Ezra Pound's The Cantos and James Joyce's Ulysses and Finnegans Wake are currently my favorite sources of literature. Both wrote with a deep grasp of qabalah and both were familiar with AC and incorporated Thelemic elements into their works. See the last couple of pages of Ulysses as an example. One day, in my copious free time, I intend to write an essay outlining the thelemic influence upon Finnegans Wake which is profound. He even references the Abbey in it.
For fiction I tend to go for escapism - a good sci fifantasy story is great. Some favourites are:
Michael Moorcock - especially Hawkmoon & Elric
Raymond E Feist
L E Modesitt's ongoing Recluce saga - interesting chaosorder magical system. The series tells stories from both the "good" side and "bad" side and it's well enough done that "good" and "bad" are subjective.
Umberto Ecco - Foucault's Pendulum is great.
David Gemmel does great mindless hack & slash fantasy.His semi-historical novels are interesting.
I'd like to suggest "The Star Rover" by Jack London
A quick list of some of my favorites:
Robert E. Howard
Edgar Allen Poe
Sir Arthur Conan Doyle
W Somerset Maughum
Sir Walter Scott
Stephen Mark Rainey
A few of my past favs in no particular order:
Robert M. Pirsig
Robert Anton Wilson
Jean Paul Satre
Arthur C Clarke
Once read a novel by Salvador Dali (no longer have it - can't recall its title - anybody know?)

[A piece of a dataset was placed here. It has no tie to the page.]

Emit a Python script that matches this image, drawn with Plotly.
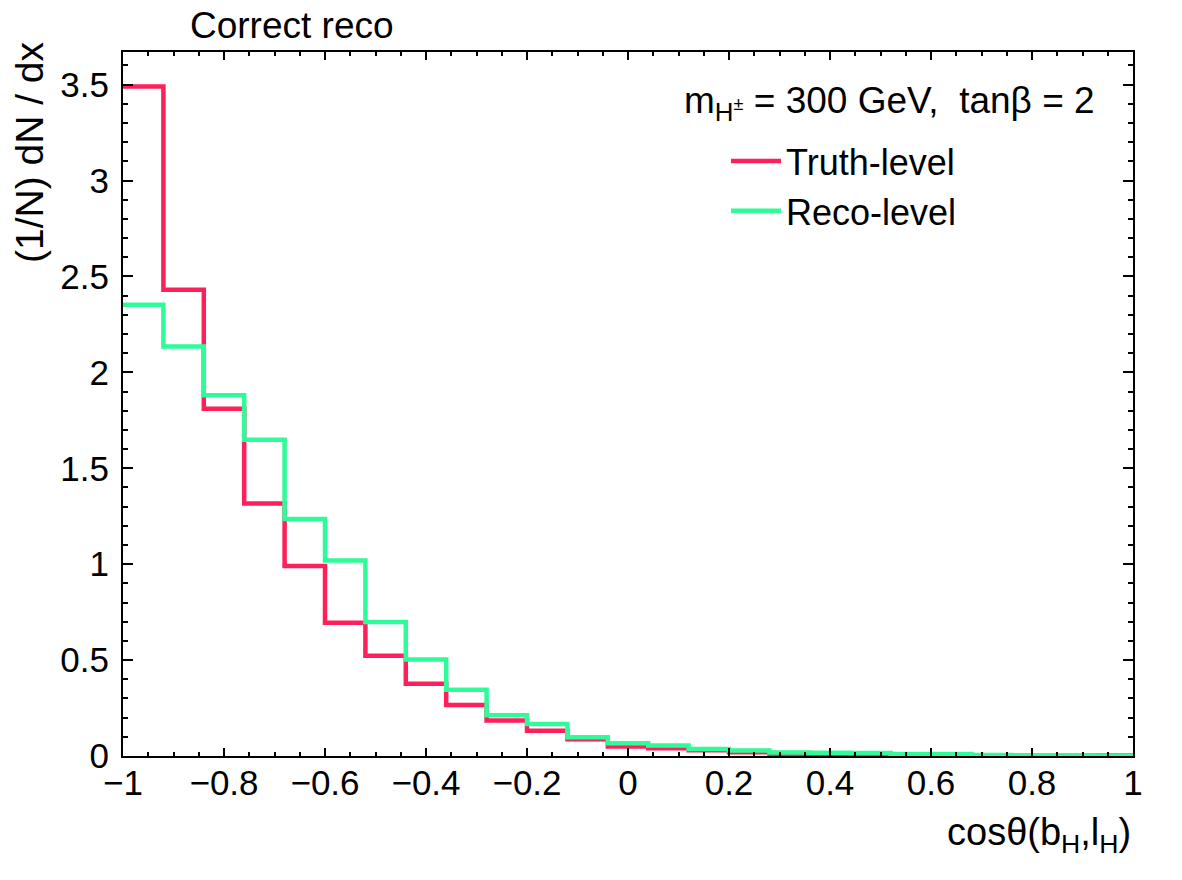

Currently reading a Cyril Connolly book The Unquiet Grave - there's a mention of A.C. in it somewhere. And have the Fagles translations of Homer's Illiad and Odyssey on one side which I'm going to get to reading one day.
Umberto Eco Foucault's Pendulum
Robert A. Heinlein
Stranger in a Strange Land
The Moon is a Harsh Mistress
Fear No Evil
Time Enough for Love
Young Goodman Brown by Nathaniel Hawthorne
Jack Vance's Eyes of the Overworld
Bulgakov's Master and Margarita
Frank Herbert's Dune
Children of Dune
God Emperor of Dune
Piers Anthony's Blue Adept Books
Burroughs' Cities Of The Red Night
Shakespeare A Midsummer Night's Dream
Jean Genet Our Lady of the Flowers
C.S. Lewis's Out of the Silent Planet
That Hideous Strength
Euripides The Bacchae
Since Alan Moore's comics were brought up, "Promethea" doesn't even try to elude to magickal ideas, but rather exploits them throughout. The art is simply AMAZING. I just bought the first 10 issues, and am blown away:
Heartkore: I really encourage you to finish Promethea, it builds intop a Kabalic frenzy that is so wonderfully heartfelt, kind and sympathetic that it could successfully induct a sixteen year old into some Honest to Gawrsh mysteries without causing any long term brain damage. It quite literally blew me away (or at least some of the less likeable parts of me). It sends your dream weird though.
Oh, and it ends with the Apocalypse. The actual veil wrent and everything.
I would say it woke me up to what Crowley meant, to others as well as me. It also marked the effective end of my badly handled, Void-tumbling adolescence.
I cannot recommend it highly enough.